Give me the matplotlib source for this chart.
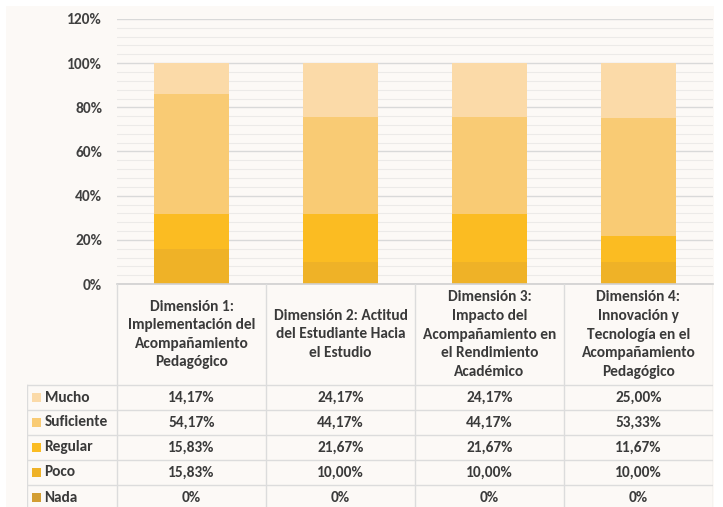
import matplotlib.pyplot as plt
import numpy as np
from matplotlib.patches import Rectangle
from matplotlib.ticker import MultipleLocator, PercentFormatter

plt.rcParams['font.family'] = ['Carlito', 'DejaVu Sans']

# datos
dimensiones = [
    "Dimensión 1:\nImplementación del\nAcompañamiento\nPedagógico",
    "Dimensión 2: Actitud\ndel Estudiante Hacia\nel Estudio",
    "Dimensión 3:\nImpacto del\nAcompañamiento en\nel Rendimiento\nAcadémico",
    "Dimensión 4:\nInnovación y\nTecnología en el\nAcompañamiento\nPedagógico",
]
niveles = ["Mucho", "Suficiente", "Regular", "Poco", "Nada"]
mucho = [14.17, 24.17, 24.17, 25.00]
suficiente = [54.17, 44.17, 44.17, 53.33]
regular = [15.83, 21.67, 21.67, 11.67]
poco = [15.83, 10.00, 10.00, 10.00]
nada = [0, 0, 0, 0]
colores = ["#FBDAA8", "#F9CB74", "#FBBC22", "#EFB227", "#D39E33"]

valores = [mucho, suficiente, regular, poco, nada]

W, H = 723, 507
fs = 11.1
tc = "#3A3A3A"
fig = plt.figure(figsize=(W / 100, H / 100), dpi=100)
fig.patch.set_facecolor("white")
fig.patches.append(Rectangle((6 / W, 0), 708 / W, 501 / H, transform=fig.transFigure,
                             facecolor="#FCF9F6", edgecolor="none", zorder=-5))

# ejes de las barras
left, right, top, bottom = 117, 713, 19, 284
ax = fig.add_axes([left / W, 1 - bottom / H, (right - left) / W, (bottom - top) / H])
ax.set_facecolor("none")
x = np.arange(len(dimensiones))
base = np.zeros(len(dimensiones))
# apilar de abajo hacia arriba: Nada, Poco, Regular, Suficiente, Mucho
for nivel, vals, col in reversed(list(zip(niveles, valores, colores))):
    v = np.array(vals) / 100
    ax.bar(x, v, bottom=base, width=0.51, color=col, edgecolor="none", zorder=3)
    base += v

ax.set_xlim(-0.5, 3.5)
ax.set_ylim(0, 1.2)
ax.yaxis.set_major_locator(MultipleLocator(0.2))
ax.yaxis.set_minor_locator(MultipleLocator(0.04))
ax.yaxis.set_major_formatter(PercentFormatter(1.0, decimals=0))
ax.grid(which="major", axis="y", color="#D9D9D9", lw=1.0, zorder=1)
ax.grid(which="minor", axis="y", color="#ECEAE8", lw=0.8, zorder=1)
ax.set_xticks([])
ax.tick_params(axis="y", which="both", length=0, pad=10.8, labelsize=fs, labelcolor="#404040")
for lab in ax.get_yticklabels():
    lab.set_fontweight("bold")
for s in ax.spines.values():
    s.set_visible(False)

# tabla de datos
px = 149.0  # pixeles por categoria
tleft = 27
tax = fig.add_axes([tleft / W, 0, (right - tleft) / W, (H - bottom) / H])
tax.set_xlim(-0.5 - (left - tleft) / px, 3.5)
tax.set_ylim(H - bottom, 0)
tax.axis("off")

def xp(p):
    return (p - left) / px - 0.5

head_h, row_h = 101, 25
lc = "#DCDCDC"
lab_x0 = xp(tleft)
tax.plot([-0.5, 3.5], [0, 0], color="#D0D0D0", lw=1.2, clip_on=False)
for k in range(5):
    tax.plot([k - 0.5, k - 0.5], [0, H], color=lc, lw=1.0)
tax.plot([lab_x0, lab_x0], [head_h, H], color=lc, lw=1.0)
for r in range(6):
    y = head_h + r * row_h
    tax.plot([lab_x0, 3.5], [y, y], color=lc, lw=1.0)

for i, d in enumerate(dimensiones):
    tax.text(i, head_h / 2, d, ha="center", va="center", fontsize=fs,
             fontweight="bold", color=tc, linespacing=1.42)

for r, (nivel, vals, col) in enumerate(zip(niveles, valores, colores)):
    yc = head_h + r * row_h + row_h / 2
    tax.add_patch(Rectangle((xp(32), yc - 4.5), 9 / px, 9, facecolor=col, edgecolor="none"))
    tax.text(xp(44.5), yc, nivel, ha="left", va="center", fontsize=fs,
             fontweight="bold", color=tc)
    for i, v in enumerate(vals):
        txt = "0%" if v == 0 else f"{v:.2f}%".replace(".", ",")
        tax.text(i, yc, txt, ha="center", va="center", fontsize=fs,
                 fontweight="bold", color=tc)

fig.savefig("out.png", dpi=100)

══════════════════════════════

Requirement »
Copy nothing but the lines from the top of the material through the line holding "plt.rcParams['font.family'] = ['Carlito', 'DejaVu", exactly as written; omit pictures.

Answer to the task »
Give me the matplotlib source for this chart.
import matplotlib.pyplot as plt
import numpy as np
from matplotlib.patches import Rectangle
from matplotlib.ticker import MultipleLocator, PercentFormatter

plt.rcParams['font.family'] = ['Carlito', 'DejaVu Sans']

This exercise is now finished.